◆ GOAL OF THE EXERCISE:
Take every line from the first down to the line with "const fmtPct = (v: number)" and set it down exactly, without the pictures.
Start ENTRIES SUPPLIED
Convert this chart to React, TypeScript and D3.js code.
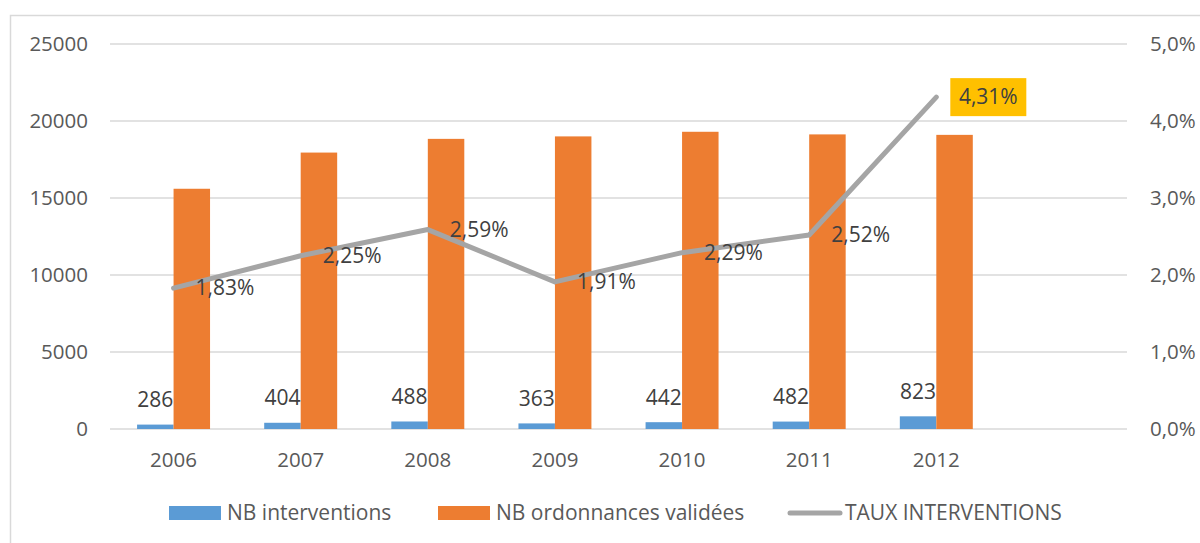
import React from 'react';
import * as d3 from 'd3';

const years = ['2006', '2007', '2008', '2009', '2010', '2011', '2012'];
const interventions = [286, 404, 488, 363, 442, 482, 823];
const ordonnances = [15600, 17950, 18840, 19000, 19300, 19130, 19100];
const taux = [1.83, 2.25, 2.59, 1.91, 2.29, 2.52, 4.31];
const leftTicks = [0, 5000, 10000, 15000, 20000, 25000];
const rightTicks = [0, 1, 2, 3, 4, 5];

const FONT = 'Open Sans, sans-serif';
const AXIS_COLOR = '#595959';
const LABEL_COLOR = '#404040';
const BLUE = '#5b9bd5';
const ORANGE = '#ed7d31';
const GREY = '#a5a5a5';

export default function App() {
  const width = 1200;
  const height = 543;
  const margin = { left: 110, right: 73, top: 44, bottom: 114 };
  const innerH = height - margin.top - margin.bottom;

  // 8 slots: the last one is left empty, like the original
  const x = d3.scaleBand<string>()
    .domain([...years, ''])
    .range([margin.left, width - margin.right]);
  const bw = x.bandwidth();
  const barW = bw * 0.287;

  const yL = d3.scaleLinear().domain([0, 25000]).range([margin.top + innerH, margin.top]);
  const yR = d3.scaleLinear().domain([0, 5]).range([margin.top + innerH, margin.top]);

  const line = d3.line<number>()
    .x((_, i) => (x(years[i]) as number) + bw / 2)
    .y(d => yR(d));

  const fmtPct = (v: number) => v.toFixed(2).replace('.', ',') + '%';

  return (
    <div style={{ position: 'absolute', left: 0, top: 0 }}>
      <svg width={width} height={height} style={{ fontFamily: FONT, display: 'block' }}>
        <rect x={0} y={0} width={width} height={height} fill="#fff" />
        <rect x={10.5} y={15.5} width={width + 20} height={height + 20} fill="none" stroke="#d9d9d9" strokeWidth={1.5} />

        {/* grid */}
        {leftTicks.map(t => (
          <line key={t} x1={margin.left} x2={width - margin.right} y1={yL(t)} y2={yL(t)} stroke="#d9d9d9" strokeWidth={1.5} />
        ))}

        {/* left axis labels */}
        {leftTicks.map(t => (
          <text key={t} x={88} y={yL(t)} dy="0.35em" textAnchor="end" fontSize={20.5} fill={AXIS_COLOR}>{t}</text>
        ))}
        {/* right axis labels */}
        {rightTicks.map(t => (
          <text key={t} x={1150} y={yR(t)} dy="0.35em" fontSize={20.5} fill={AXIS_COLOR}>{t.toFixed(1).replace('.', ',') + '%'}</text>
        ))}

        {/* x labels */}
        {years.map(yr => (
          <text key={yr} x={(x(yr) as number) + bw / 2} y={460} dy="0.35em" textAnchor="middle" fontSize={20.5} fill={AXIS_COLOR}>{yr}</text>
        ))}

        {/* bars */}
        {years.map((yr, i) => {
          const cx = (x(yr) as number) + bw / 2;
          return (
            <g key={yr}>
              <rect x={cx - barW} y={yL(interventions[i])} width={barW} height={yL(0) - yL(interventions[i])} fill={BLUE} />
              <rect x={cx} y={yL(ordonnances[i])} width={barW} height={yL(0) - yL(ordonnances[i])} fill={ORANGE} />
              <text x={cx - barW / 2} y={yL(interventions[i]) - 25} dy="0.35em" textAnchor="middle" fontSize={21} fill={LABEL_COLOR}>{interventions[i]}</text>
            </g>
          );
        })}

        {/* rate line */}
        <path d={line(taux) as string} fill="none" stroke={GREY} strokeWidth={5} strokeLinecap="round" strokeLinejoin="round" />

        {taux.map((v, i) => {
          const px = (x(years[i]) as number) + bw / 2 + 22;
          const py = yR(v);
          const last = i === taux.length - 1;
          return (
            <g key={i}>
              {last && <rect x={px - 8} y={py - 19} width={76} height={38} fill="#ffc000" />}
              <text x={last ? px + 30 : px} y={py} dy="0.35em" textAnchor={last ? 'middle' : 'start'} fontSize={21} fill={LABEL_COLOR}>{fmtPct(v)}</text>
            </g>
          );
        })}

        {/* legend */}
        <rect x={169} y={506} width={52} height={14} fill={BLUE} />
        <text x={227} y={513} dy="0.35em" fontSize={21} fill={AXIS_COLOR}>NB interventions</text>
        <rect x={438} y={506} width={52} height={14} fill={ORANGE} />
        <text x={496} y={513} dy="0.35em" fontSize={21} fill={AXIS_COLOR}>NB ordonnances validées</text>
        <line x1={790} x2={840} y1={513} y2={513} stroke={GREY} strokeWidth={5} strokeLinecap="round" />
        <text x={845} y={513} dy="0.35em" fontSize={21} fill={AXIS_COLOR}>TAUX INTERVENTIONS</text>
      </svg>
    </div>
  );
}
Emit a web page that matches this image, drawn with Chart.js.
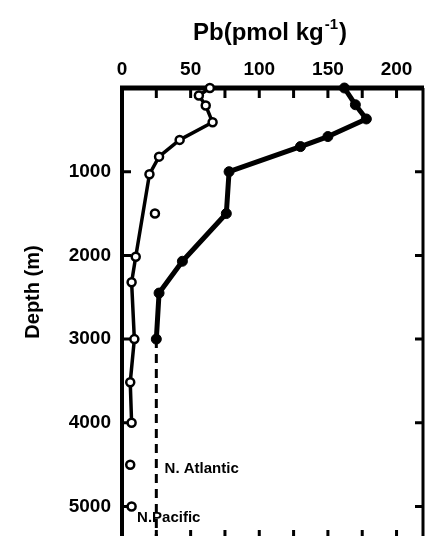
<!DOCTYPE html>
<html>
<head>
<meta charset="utf-8">
<script src="https://cdn.jsdelivr.net/npm/chart.js@4"></script>
<style>
  html, body { margin: 0; padding: 0; background: #fff; overflow: hidden; }
  #wrap { width: 425px; height: 548px; }
</style>
</head>
<body>
<div id="wrap"><canvas id="pbChart" width="425" height="548"></canvas></div>
<script>
// Pb profiles (depth in m, Pb in pmol/kg)
const depthsPacific = [0, 90, 210, 410, 620, 820, 1030, 2015, 2320, 3000, 3515, 4000]
const pbPacific = [64, 56, 61, 66, 42, 27, 20, 10, 7, 9, 6, 7]
const depthsPacificLoose = [1500, 4500, 5000]
const pbPacificLoose = [24, 6, 7]
const depthsAtlantic = [0, 200, 370, 580, 700, 1000, 1500, 2070, 2450, 3000]
const pbAtlantic = [162, 170, 178, 150, 130, 78, 76, 44, 27, 25]
const depthsAtlanticDeep = [3000, 5400]
const pbAtlanticDeep = [25, 25]

const pbTickLabels = [0, 50, 100, 150, 200]
const pbMinorTicks = [25, 50, 75, 100, 125, 150, 175, 200]
const depthTickLabels = [1000, 2000, 3000, 4000, 5000]

const FONT = '"Liberation Sans", Arial, sans-serif'

const toPoints = (xs, ys) => xs.map((x, i) => ({ x: x, y: ys[i] }))

// Frame, ticks and labels drawn by hand like the old printed figure
const framePlugin = {
  id: "frame",
  beforeDatasetsDraw(chart) {
    const { ctx, chartArea: a, scales } = chart
    const xs = scales.x
    const ys = scales.y
    ctx.save()
    ctx.strokeStyle = "#000"
    ctx.lineCap = "butt"

    // box
    ctx.lineWidth = 5
    ctx.beginPath()
    ctx.moveTo(a.left - 2, a.top)
    ctx.lineTo(a.right, a.top)
    ctx.stroke()
    ctx.lineWidth = 4
    ctx.beginPath()
    ctx.moveTo(a.left, a.top)
    ctx.lineTo(a.left, a.bottom)
    ctx.stroke()
    ctx.lineWidth = 3
    ctx.beginPath()
    ctx.moveTo(a.right - 1, a.top)
    ctx.lineTo(a.right - 1, a.bottom)
    ctx.moveTo(a.left, a.bottom)
    ctx.lineTo(a.right, a.bottom)
    ctx.stroke()

    // top and bottom ticks
    ctx.lineWidth = 3
    pbMinorTicks.forEach((v) => {
      const px = xs.getPixelForValue(v)
      ctx.beginPath()
      ctx.moveTo(px, a.top)
      ctx.lineTo(px, a.top + 10)
      ctx.moveTo(px, a.bottom)
      ctx.lineTo(px, a.bottom - 10)
      ctx.stroke()
    })

    // left and right ticks
    depthTickLabels.forEach((d) => {
      const py = ys.getPixelForValue(d)
      ctx.beginPath()
      ctx.moveTo(a.left, py)
      ctx.lineTo(a.left + 9, py)
      ctx.moveTo(a.right, py)
      ctx.lineTo(a.right - 9, py)
      ctx.stroke()
    })

    // tick labels
    ctx.fillStyle = "#000"
    ctx.font = "bold 19px " + FONT
    ctx.textAlign = "center"
    ctx.textBaseline = "middle"
    pbTickLabels.forEach((v) => {
      ctx.fillText(String(v), xs.getPixelForValue(v), a.top - 18)
    })
    ctx.textAlign = "right"
    depthTickLabels.forEach((d) => {
      ctx.fillText(String(d), a.left - 11, ys.getPixelForValue(d))
    })

    // title with superscript
    ctx.font = "bold 24px " + FONT
    ctx.textAlign = "left"
    const t1 = "Pb(pmol kg"
    const w1 = ctx.measureText(t1).width
    ctx.font = "bold 15px " + FONT
    const w2 = ctx.measureText("-1").width
    ctx.font = "bold 24px " + FONT
    const w3 = ctx.measureText(")").width
    let x0 = 270 - (w1 + w2 + w3 + 2) / 2
    ctx.fillText(t1, x0, 33)
    ctx.font = "bold 15px " + FONT
    ctx.fillText("-1", x0 + w1 + 1, 25)
    ctx.font = "bold 24px " + FONT
    ctx.fillText(")", x0 + w1 + w2 + 2, 33)

    // y title
    ctx.save()
    ctx.translate(33, 292)
    ctx.rotate(-Math.PI / 2)
    ctx.textAlign = "center"
    ctx.font = "bold 20px " + FONT
    ctx.fillText("Depth (m)", 0, 0)
    ctx.restore()

    // series labels
    ctx.font = "bold 15px " + FONT
    ctx.textAlign = "left"
    ctx.fillText("N. Atlantic", xs.getPixelForValue(31), ys.getPixelForValue(4550))
    ctx.fillText("N.Pacific", xs.getPixelForValue(11), ys.getPixelForValue(5140))

    ctx.restore()
  },
}

const ctx = document.getElementById("pbChart").getContext("2d")

new Chart(ctx, {
  type: "scatter",
  data: {
    datasets: [
      {
        label: "N. Atlantic deep",
        data: toPoints(pbAtlanticDeep, depthsAtlanticDeep),
        showLine: true,
        borderColor: "#000",
        borderWidth: 3,
        borderDash: [9, 6],
        pointRadius: 0,
      },
      {
        label: "N. Atlantic",
        data: toPoints(pbAtlantic, depthsAtlantic),
        showLine: true,
        borderColor: "#000",
        borderWidth: 5,
        pointRadius: 5,
        pointBackgroundColor: "#000",
        pointBorderColor: "#000",
        pointBorderWidth: 1,
      },
      {
        label: "N. Pacific",
        data: toPoints(pbPacific, depthsPacific),
        showLine: true,
        borderColor: "#000",
        borderWidth: 3.5,
        pointRadius: 4,
        pointBackgroundColor: "#fff",
        pointBorderColor: "#000",
        pointBorderWidth: 2.5,
      },
      {
        label: "N. Pacific (loose)",
        data: toPoints(pbPacificLoose, depthsPacificLoose),
        showLine: false,
        pointRadius: 4,
        pointBackgroundColor: "#fff",
        pointBorderColor: "#000",
        pointBorderWidth: 2.5,
      },
    ],
  },
  options: {
    responsive: false,
    animation: false,
    clip: false,
    layout: {
      autoPadding: false,
      padding: { left: 122, top: 88, right: 1, bottom: 8 },
    },
    elements: {
      line: { tension: 0, borderJoinStyle: "round" },
    },
    scales: {
      x: { type: "linear", min: 0, max: 220, display: false },
      y: { type: "linear", min: 0, max: 5400, reverse: true, display: false },
    },
    plugins: {
      legend: { display: false },
      tooltip: { enabled: false },
    },
  },
  plugins: [framePlugin],
})
</script>
</body>
</html>
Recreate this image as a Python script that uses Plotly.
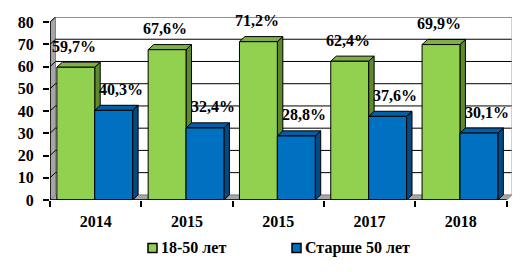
import plotly.graph_objects as go

# ---- data ----
years = ["2014", "2015", "2015", "2017", "2018"]
series_names = ["18-50 лет", "Старше 50 лет"]
young = [59.7, 67.6, 71.2, 62.4, 69.9]
older = [40.3, 32.4, 28.8, 37.6, 30.1]
y_ticks = [0, 10, 20, 30, 40, 50, 60, 70, 80]

# ---- style / geometry ----
FONT = "'Liberation Serif', 'Times New Roman', 'DejaVu Serif', serif"
DX = 0.06      # 3D depth in category units
DY = 2.3       # 3D depth in value units
YMAX = 80
BAR_W = 0.415
OFFSETS = [-0.425, -0.01]
FRONT = ["#92D050", "#0070C0"]
TOP = ["#7FAF45", "#005FA6"]
SIDE = ["#5E8A2C", "#004A86"]
BOLD = dict(family=FONT, size=16, color="black", weight="bold")

n = len(years)
xs = list(range(n))
x0, x1 = -0.5, n - 0.5

fig = go.Figure()

def poly(xx, yy, fill, line="black", lw=1):
    fig.add_trace(go.Scatter(x=xx, y=yy, mode="lines", fill="toself",
                             fillcolor=fill, line=dict(color=line, width=lw),
                             hoverinfo="skip", showlegend=False))

# left wall
poly([x0, x0 + DX, x0 + DX, x0, x0], [0, DY, YMAX + DY, YMAX, 0], "#A6A6A6", line="#808080")
# floor
poly([x0, x1, x1 + DX, x0 + DX, x0], [0, 0, DY, DY, 0], "#A6A6A6", line="#808080")

# back wall gridlines + left-wall diagonals
gx, gy = [], []
for v in y_ticks[1:]:
    gx += [x0, x0 + DX, x1 + DX, None]
    gy += [v, v + DY, v + DY, None]
fig.add_trace(go.Scatter(x=gx, y=gy, mode="lines", line=dict(color="black", width=1),
                         hoverinfo="skip", showlegend=False))
# back wall border (right & top)
fig.add_trace(go.Scatter(x=[x0 + DX, x1 + DX, x1 + DX, x1], y=[YMAX + DY, YMAX + DY, DY, 0],
                         mode="lines", line=dict(color="#A0A0A0", width=1),
                         hoverinfo="skip", showlegend=False))

# bars as 3D prisms
for si, vals in enumerate([young, older]):
    sx, sy, tx, ty, fx, fy = [], [], [], [], [], []
    for i, v in zip(xs, vals):
        xl = i + OFFSETS[si]
        xr = xl + BAR_W
        sx += [xr, xr, xr + DX, xr + DX, xr, None]
        sy += [0, v, v + DY, DY, 0, None]
        tx += [xl, xr, xr + DX, xl + DX, xl, None]
        ty += [v, v, v + DY, v + DY, v, None]
        fx += [xl, xr, xr, xl, xl, None]
        fy += [0, 0, v, v, 0, None]
    poly(sx, sy, SIDE[si])
    poly(tx, ty, TOP[si])
    poly(fx, fy, FRONT[si])

# front axis lines
fig.add_trace(go.Scatter(x=[x0, x0, x1], y=[YMAX, 0, 0], mode="lines",
                         line=dict(color="black", width=1.5), hoverinfo="skip", showlegend=False))

# data labels
LBL_DX = [-0.02, 0.085]
for si, vals in enumerate([young, older]):
    for i, v in zip(xs, vals):
        cx = i + OFFSETS[si] + BAR_W / 2 + LBL_DX[si]
        fig.add_annotation(x=cx, y=v, yshift=21, showarrow=False,
                           text=f"{v:.1f}%".replace(".", ","), font=BOLD)

# legend (drawn manually to match the compact Excel layout)
LEG_X = [148, 292]          # pixel x of legend squares
LEG_Y = 248                 # pixel y of legend centre
W, H = 529, 272
ML, MR, MT, MB = 50, 17, 17, 72
pw, ph = W - ML - MR, H - MT - MB
for si, name in enumerate(series_names):
    px0 = (LEG_X[si] - ML) / pw
    px1 = (LEG_X[si] + 9 - ML) / pw
    py0 = (H - MB - (LEG_Y + 4.5)) / ph
    py1 = (H - MB - (LEG_Y - 4.5)) / ph
    fig.add_shape(type="rect", xref="paper", yref="paper", x0=px0, x1=px1, y0=py0, y1=py1,
                  fillcolor=FRONT[si], line=dict(color="black", width=1.5))
    fig.add_annotation(xref="paper", yref="paper", x=(LEG_X[si] + 11 - ML) / pw,
                       y=(py0 + py1) / 2, xanchor="left", yanchor="middle",
                       showarrow=False, text=name, font=BOLD)

fig.update_layout(
    width=W, height=H,
    margin=dict(l=ML, r=MR, t=MT, b=MB),
    paper_bgcolor="white", plot_bgcolor="white",
    showlegend=False,
    xaxis=dict(range=[x0, x1 + DX], tickvals=xs, ticktext=years, showgrid=False,
               zeroline=False, showline=False, ticks="", ticklabelstandoff=10,
               tickfont=BOLD, fixedrange=True,
               minor=dict(tickvals=[x0 + k for k in range(n + 1)], ticks="outside",
                          ticklen=6, tickcolor="black", tickwidth=1.5, showgrid=False)),
    yaxis=dict(range=[0, YMAX + DY], tickvals=y_ticks, showgrid=False, zeroline=False,
               showline=False, ticks="outside", ticklen=6, tickcolor="black", tickwidth=1.5,
               ticklabelstandoff=6, tickfont=BOLD, fixedrange=True),
)

fig.write_html("out.html", config={"displayModeBar": False},
               post_script="document.body.style.margin='0';")
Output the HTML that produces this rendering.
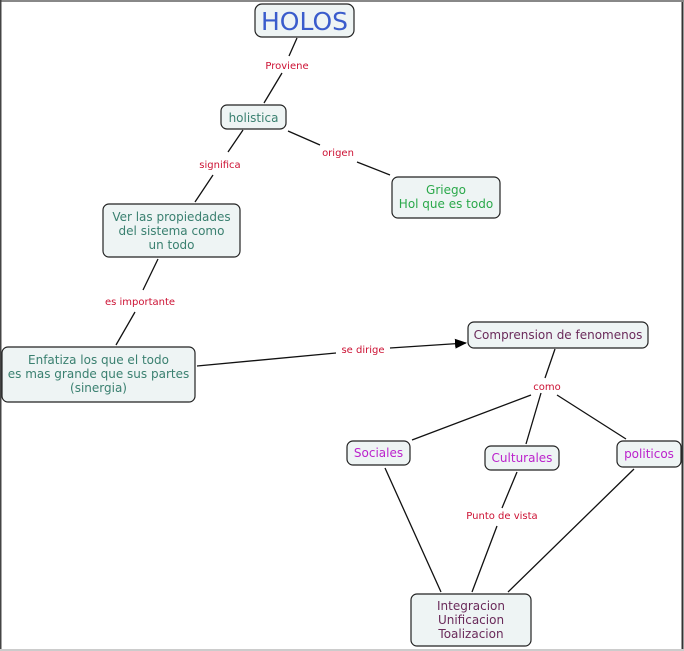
<!DOCTYPE html>
<html><head><meta charset="utf-8"><style>
html,body{margin:0;padding:0;background:#fff;}
svg{display:block;font-family:"DejaVu Sans","Liberation Sans",sans-serif;}
.n{fill:#eef4f4;stroke:#222;stroke-width:1.2;}
.l{fill:#cc1133;font-size:10px;text-anchor:middle;}
.c{stroke:#111;stroke-width:1.3;fill:none;}
</style></head><body>
<svg width="684" height="651" viewBox="0 0 684 651" xmlns="http://www.w3.org/2000/svg">
<rect x="0" y="0" width="684" height="651" fill="#fff"/>
<rect x="0" y="0" width="684" height="2" fill="#888"/>
<rect x="0" y="0" width="1.5" height="651" fill="#444"/>
<rect x="681.5" y="2" width="2" height="649" fill="#333"/>
<rect x="0" y="649" width="684" height="2" fill="#ccc"/>
<defs><marker id="a" markerWidth="12" markerHeight="10" refX="11" refY="5" orient="auto" markerUnits="userSpaceOnUse"><path d="M0,0 L12,5 L0,10z" fill="#000"/></marker></defs>
<!-- connectors -->
<path class="c" d="M297,38 L289,56 M282,73 L264,103"/>
<path class="c" d="M243,130 L228,152 M213,175 L195,202"/>
<path class="c" d="M288,131 L320,145 M357,162 L390,175"/>
<path class="c" d="M158,259 L143,290 M135,312 L116,345"/>
<path class="c" d="M197,366 L336,353 M390,348 L466,343" marker-end="url(#a)"/>
<path class="c" d="M555,349 L545,378 M531,395 L412,440 M557,395 L626,439 M541,393 L526,444"/>
<path class="c" d="M385,468 L441,592 M517,472 L502,508 M497,526 L472,592 M634,469 L508,592"/>
<!-- nodes -->
<rect class="n" x="255" y="4" width="99" height="33" rx="7"/>
<text x="304.5" y="30" font-size="25" fill="#3a5ccc" text-anchor="middle">HOLOS</text>
<text class="l" x="287" y="69">Proviene</text>
<rect class="n" x="221" y="105" width="65" height="24" rx="6"/>
<text x="253.5" y="122" font-size="12" fill="#3a8070" text-anchor="middle">holistica</text>
<text class="l" x="220" y="168">significa</text>
<text class="l" x="338" y="156">origen</text>
<rect class="n" x="392" y="177" width="108" height="41" rx="6"/>
<text x="446" y="194" font-size="12" fill="#2aa84a" text-anchor="middle">Griego</text>
<text x="446" y="208" font-size="12" fill="#2aa84a" text-anchor="middle">Hol que es todo</text>
<rect class="n" x="103" y="204" width="137" height="53" rx="6"/>
<g font-size="12" fill="#3a8070" text-anchor="middle">
<text x="171.5" y="221">Ver las propiedades</text>
<text x="171.5" y="235">del sistema como</text>
<text x="171.5" y="249">un todo</text></g>
<text class="l" x="140" y="305">es importante</text>
<rect class="n" x="2" y="347" width="193" height="55" rx="6"/>
<g font-size="12" fill="#3a8070" text-anchor="middle">
<text x="98.5" y="364">Enfatiza los que el todo</text>
<text x="98.5" y="378">es mas grande que sus partes</text>
<text x="98.5" y="392">(sinergia)</text></g>
<text class="l" x="363" y="353">se dirige</text>
<rect class="n" x="468" y="322" width="180" height="26" rx="6"/>
<text x="558" y="339" font-size="12" fill="#6a2a5a" text-anchor="middle">Comprension de fenomenos</text>
<text class="l" x="547" y="390">como</text>
<rect class="n" x="347" y="441" width="63" height="24" rx="6"/>
<text x="378.5" y="457" font-size="12" fill="#bb22cc" text-anchor="middle">Sociales</text>
<rect class="n" x="485" y="446" width="74" height="24" rx="6"/>
<text x="522" y="462" font-size="12" fill="#bb22cc" text-anchor="middle">Culturales</text>
<rect class="n" x="617" y="441" width="64" height="26" rx="6"/>
<text x="649" y="458" font-size="12" fill="#bb22cc" text-anchor="middle">politicos</text>
<text class="l" x="502" y="519">Punto de vista</text>
<rect class="n" x="411" y="594" width="120" height="52" rx="6"/>
<g font-size="12" fill="#6a2a5a" text-anchor="middle">
<text x="471" y="610">Integracion</text>
<text x="471" y="624">Unificacion</text>
<text x="471" y="638">Toalizacion</text></g>
</svg>
</body></html>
End ENTRIES SUPPLIED
◆ OUTPUT OF THE EXERCISE:
Convert this chart to React, TypeScript and D3.js code.
import React from 'react';
import * as d3 from 'd3';

const years = ['2006', '2007', '2008', '2009', '2010', '2011', '2012'];
const interventions = [286, 404, 488, 363, 442, 482, 823];
const ordonnances = [15600, 17950, 18840, 19000, 19300, 19130, 19100];
const taux = [1.83, 2.25, 2.59, 1.91, 2.29, 2.52, 4.31];
const leftTicks = [0, 5000, 10000, 15000, 20000, 25000];
const rightTicks = [0, 1, 2, 3, 4, 5];

const FONT = 'Open Sans, sans-serif';
const AXIS_COLOR = '#595959';
const LABEL_COLOR = '#404040';
const BLUE = '#5b9bd5';
const ORANGE = '#ed7d31';
const GREY = '#a5a5a5';

export default function App() {
  const width = 1200;
  const height = 543;
  const margin = { left: 110, right: 73, top: 44, bottom: 114 };
  const innerH = height - margin.top - margin.bottom;

  // 8 slots: the last one is left empty, like the original
  const x = d3.scaleBand<string>()
    .domain([...years, ''])
    .range([margin.left, width - margin.right]);
  const bw = x.bandwidth();
  const barW = bw * 0.287;

  const yL = d3.scaleLinear().domain([0, 25000]).range([margin.top + innerH, margin.top]);
  const yR = d3.scaleLinear().domain([0, 5]).range([margin.top + innerH, margin.top]);

  const line = d3.line<number>()
    .x((_, i) => (x(years[i]) as number) + bw / 2)
    .y(d => yR(d));

  const fmtPct = (v: number) => v.toFixed(2).replace('.', ',') + '%';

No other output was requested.